▶ [What the task requires]
Look for the line containing "What TikZ code" and the line containing "(-0.07,\j) -- (0.07,\j);"; retype them and all lines between, exactly, and leave out the pictures.

START Records

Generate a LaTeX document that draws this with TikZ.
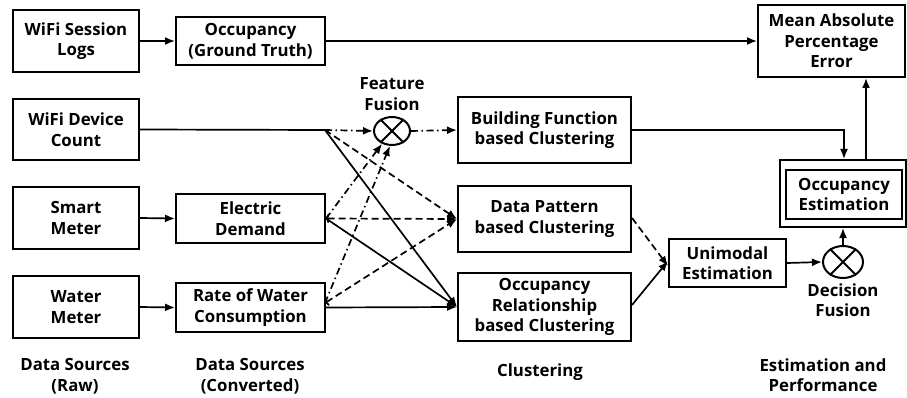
\documentclass[tikz,border=0pt]{standalone}
\usepackage{fontspec}
\setmainfont{Open Sans}
\usetikzlibrary{arrows.meta,shapes.geometric}
\begin{document}
\begin{tikzpicture}[x=1pt,y=-1pt,
  font=\fontsize{16.8}{20.5}\selectfont\bfseries,
  box/.style={draw,line width=2pt,align=center,inner sep=0pt},
  fus/.style={draw,line width=2pt,ellipse,inner sep=0pt},
  lbl/.style={align=center,inner sep=0pt},
  conn/.style={line width=1.7pt},
  arr/.style={conn,-{Latex[length=10pt,width=8pt]}},
  dsh/.style={dash pattern=on 7pt off 4pt},
  dd/.style={dash pattern=on 7pt off 3.5pt on 1.5pt off 3.5pt},
  openend/.style={{To[length=3pt,width=9pt]}-{Latex[length=10pt,width=8pt]}}
]
\useasboundingbox (0,0) rectangle (907,398);
% boxes
\node[box,minimum width=126pt,minimum height=62pt] (wsl) at (76,41) {WiFi Session\\Logs};
\node[box,minimum width=149pt,minimum height=48pt] (ogt) at (250.5,41) {Occupancy\\(Ground Truth)};
\node[box,minimum width=147pt,minimum height=72pt] (mape) at (831.5,41) {Mean Absolute\\Percentage\\Error};
\node[box,minimum width=126pt,minimum height=61pt] (wdc) at (76,129.5) {WiFi Device\\Count};
\node[box,minimum width=126pt,minimum height=62pt] (sm) at (76,218) {Smart\\Meter};
\node[box,minimum width=149pt,minimum height=49pt] (ed) at (250.5,218.5) {Electric\\Demand};
\node[box,minimum width=126pt,minimum height=62pt] (wm) at (76,307) {Water\\Meter};
\node[box,minimum width=149pt,minimum height=49pt] (rwc) at (250.5,307.5) {Rate of Water\\Consumption};
\node[box,minimum width=173pt,minimum height=66pt] (bfc) at (544.5,130) {Building Function\\based Clustering};
\node[box,minimum width=173pt,minimum height=66pt] (dpc) at (544.5,219) {Data Pattern\\based Clustering};
\node[box,minimum width=173pt,minimum height=68pt] (orc) at (544.5,307) {Occupancy\\Relationship\\based Clustering};
\node[box,minimum width=117pt,minimum height=48pt] (uni) at (727.5,263) {Unimodal\\Estimation};
\node[box,minimum width=116pt,minimum height=49pt] (oe) at (844,194.5) {Occupancy\\Estimation};
\node[draw,line width=2pt,minimum width=126pt,minimum height=67pt,inner sep=0pt] (oeo) at (843,193.5) {};
% fusion nodes
\node[fus,minimum width=36pt,minimum height=28pt] (ff) at (392,131) {};
\draw[line width=2pt] (ff.45) -- (ff.225) (ff.135) -- (ff.315);
\node[fus,minimum width=40pt,minimum height=32pt] (df) at (843,262) {};
\draw[line width=2pt] (df.45) -- (df.225) (df.135) -- (df.315);
% labels
\node[lbl] (ffl) at (392,94) {Feature\\Fusion};
\node[lbl] (dfl) at (843,300) {Decision\\Fusion};
\node[lbl] (l1) at (75,376) {Data Sources\\(Raw)};
\node[lbl] (l2) at (250,376) {Data Sources\\(Converted)};
\node[lbl] (l3) at (540,372) {Clustering};
\node[lbl] (l4) at (823,375) {Estimation and\\Performance};
% connectors top
\draw[arr] (wsl.east) -- (ogt.west);
\draw[arr] (ogt.east) -- (mape.west);
\draw[arr] (sm.east) -- (ed.west);
\draw[arr] (wm.east) -- (rwc.west);
% wifi device count
\coordinate (j) at (325,130);
\draw[conn] (wdc.east) -- (j);
\draw[arr,dd] (j) -- (ff.west);
\draw[arr,dsh] (j) -- (dpc.west);
\draw[arr] (j) -- (orc.west);
% electric demand
\draw[arr,dd] (ed.east) -- (ff.232);
\draw[conn,dsh,openend] (ed.east) -- (dpc.west);
\draw[arr] (ed.east) -- (orc.west);
% water
\coordinate (rj) at (325,303);
\draw[arr,dd] (rj) -- (ff.262);
\draw[conn,dsh,openend] (rj) -- (dpc.west);
\draw[arr] (rwc.east) -- (orc.west);
% feature fusion out
\draw[arr,dd] (ff.east) -- (bfc.west);
% clustering to unimodal
\draw[arr,dsh] (dpc.east |- 0,218) -- ([yshift=-3pt]uni.west);
\draw[arr] (orc.east |- 0,305) -- ([yshift=2pt]uni.west);
% right side
\draw[arr] (uni.east) -- (df.west);
\draw[arr] (df.north) -- (oeo.south -| df.north);
\draw[arr] (bfc.east) -| (oeo.north -| 844,0);
\draw[arr] (oeo.north -| 866,0) -- (mape.south -| 866,0);
\end{tikzpicture}
\end{document}
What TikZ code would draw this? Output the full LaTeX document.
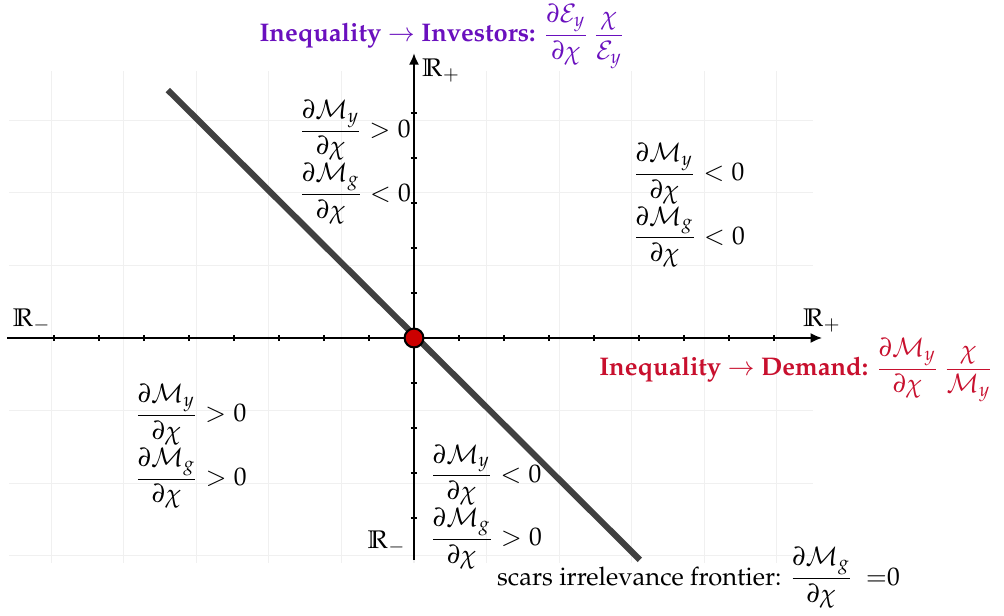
\documentclass[tikz,border=0pt]{standalone}
\usepackage[T1]{fontenc}
\usepackage{mathpazo}
\usepackage{amsmath, amssymb}
\usepackage{xcolor}
\usepackage{tikz}
\usetikzlibrary{arrows.meta, positioning}

\definecolor{demandred}{RGB}{200,16,46}
\definecolor{investpurple}{RGB}{106,16,190}

\begin{document}
\begin{tikzpicture}[
  x=0.62cm, y=0.62cm,
  axis/.style={-{Latex[length=1.6mm, width=1.4mm]}, line width=0.8pt},
  tick/.style={line width=0.8pt},
  frontier/.style={line width=2.4pt, black!75},
  quad/.style={align=left, inner sep=1pt},
  origin/.style={circle, draw, fill=red!80!black, line width=0.8pt, minimum size=2.6mm, inner sep=0pt},
  title/.style={anchor=west, inner sep=1pt}
]
\useasboundingbox (-9.2,-6.156) rectangle (13.111,7.511);

% grid and axes
\draw[black!6, line width=0.4pt] (-9,-5) grid (8.87,5.93);
\coordinate (xl) at (-9.04,0);
\coordinate (xr) at (9.07,0);
\coordinate (yb) at (0,-4.93);
\coordinate (yt) at (0,6.33);
\draw[axis] (xl) -- (xr);
\draw[axis] (yb) -- (yt);
\foreach \i in {-8,...,8} \draw[tick] (\i,-0.07) -- (\i,0.07);
\foreach \j in {-4,...,5} \draw[tick] (-0.07,\j) -- (0.07,\j);

\node[above right=0pt and 0pt of xl, inner sep=2pt] (rmx) {$\mathbb{R}_-$};
\node[above=0pt of xr, inner sep=2pt] (rpx) {$\mathbb{R}_+$};
\node[below right=0pt and 1pt of yt, inner sep=2pt] (rpy) {$\mathbb{R}_+$};
\node[above left=0pt and 1pt of yb, inner sep=2pt] (rmy) {$\mathbb{R}_-$};

% frontier
\coordinate (fa) at (-5.47,5.51);
\coordinate (fb) at (5.02,-4.93);
\draw[frontier] (fa) -- (fb);
\node[origin] (o) at (0,0) {};

% quadrants
\node[quad] (ul) at (-1.31,3.91) {$\dfrac{\partial\mathcal{M}_y}{\partial\chi}>0$\\$\dfrac{\partial\mathcal{M}_g}{\partial\chi}<0$};
\node[quad] (ur) at (6.11,2.95) {$\dfrac{\partial\mathcal{M}_y}{\partial\chi}<0$\\$\dfrac{\partial\mathcal{M}_g}{\partial\chi}<0$};
\node[quad] (ll) at (-4.96,-2.41) {$\dfrac{\partial\mathcal{M}_y}{\partial\chi}>0$\\$\dfrac{\partial\mathcal{M}_g}{\partial\chi}>0$};
\node[quad] (lr) at (1.6,-3.75) {$\dfrac{\partial\mathcal{M}_y}{\partial\chi}<0$\\$\dfrac{\partial\mathcal{M}_g}{\partial\chi}>0$};

% titles
\node[title, text=investpurple] (inv) at (-3.5,6.7) {\textbf{Inequality $\rightarrow$ Investors:} $\dfrac{\partial\mathcal{E}_y}{\partial\chi}\,\dfrac{\chi}{\mathcal{E}_y}$};
\node[title, text=demandred] (dem) at (4.05,-0.71) {\textbf{Inequality $\rightarrow$ Demand:} $\dfrac{\partial\mathcal{M}_y}{\partial\chi}\,\dfrac{\chi}{\mathcal{M}_y}$};
\node[title] (scar) at (1.78,-5.33) {scars irrelevance frontier: $\dfrac{\partial\mathcal{M}_g}{\partial\chi}\enspace{=}0$};
\end{tikzpicture}
\end{document}
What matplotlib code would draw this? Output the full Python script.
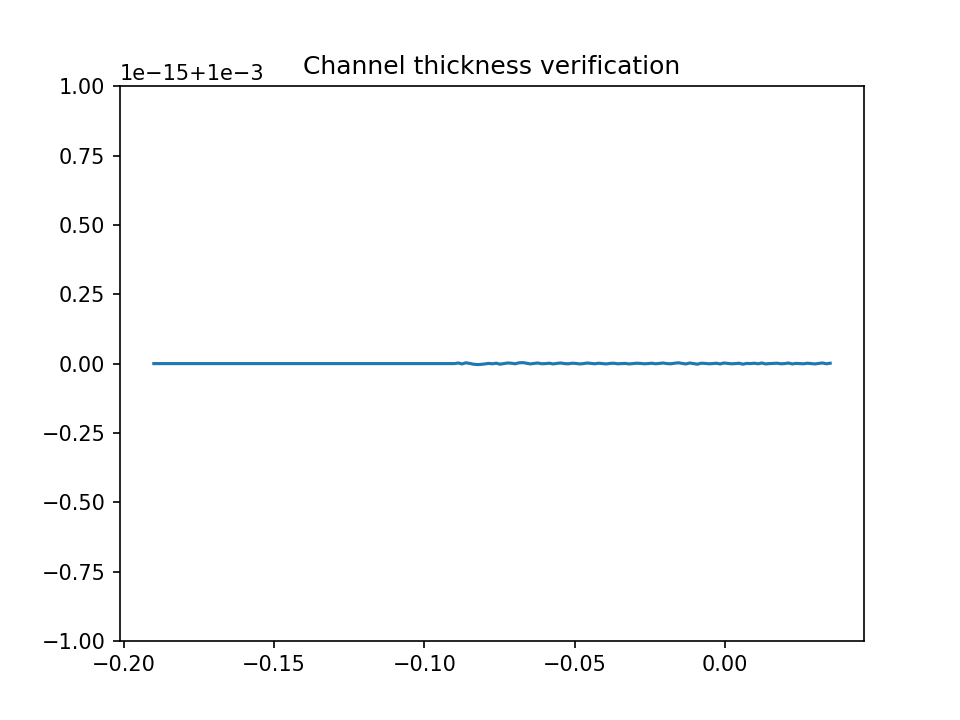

END Records

▶ [Expected answer]
What TikZ code would draw this? Output the full LaTeX document.
\documentclass[tikz,border=0pt]{standalone}
\usepackage[T1]{fontenc}
\usepackage{mathpazo}
\usepackage{amsmath, amssymb}
\usepackage{xcolor}
\usepackage{tikz}
\usetikzlibrary{arrows.meta, positioning}

\definecolor{demandred}{RGB}{200,16,46}
\definecolor{investpurple}{RGB}{106,16,190}

\begin{document}
\begin{tikzpicture}[
  x=0.62cm, y=0.62cm,
  axis/.style={-{Latex[length=1.6mm, width=1.4mm]}, line width=0.8pt},
  tick/.style={line width=0.8pt},
  frontier/.style={line width=2.4pt, black!75},
  quad/.style={align=left, inner sep=1pt},
  origin/.style={circle, draw, fill=red!80!black, line width=0.8pt, minimum size=2.6mm, inner sep=0pt},
  title/.style={anchor=west, inner sep=1pt}
]
\useasboundingbox (-9.2,-6.156) rectangle (13.111,7.511);

% grid and axes
\draw[black!6, line width=0.4pt] (-9,-5) grid (8.87,5.93);
\coordinate (xl) at (-9.04,0);
\coordinate (xr) at (9.07,0);
\coordinate (yb) at (0,-4.93);
\coordinate (yt) at (0,6.33);
\draw[axis] (xl) -- (xr);
\draw[axis] (yb) -- (yt);
\foreach \i in {-8,...,8} \draw[tick] (\i,-0.07) -- (\i,0.07);
\foreach \j in {-4,...,5} \draw[tick] (-0.07,\j) -- (0.07,\j);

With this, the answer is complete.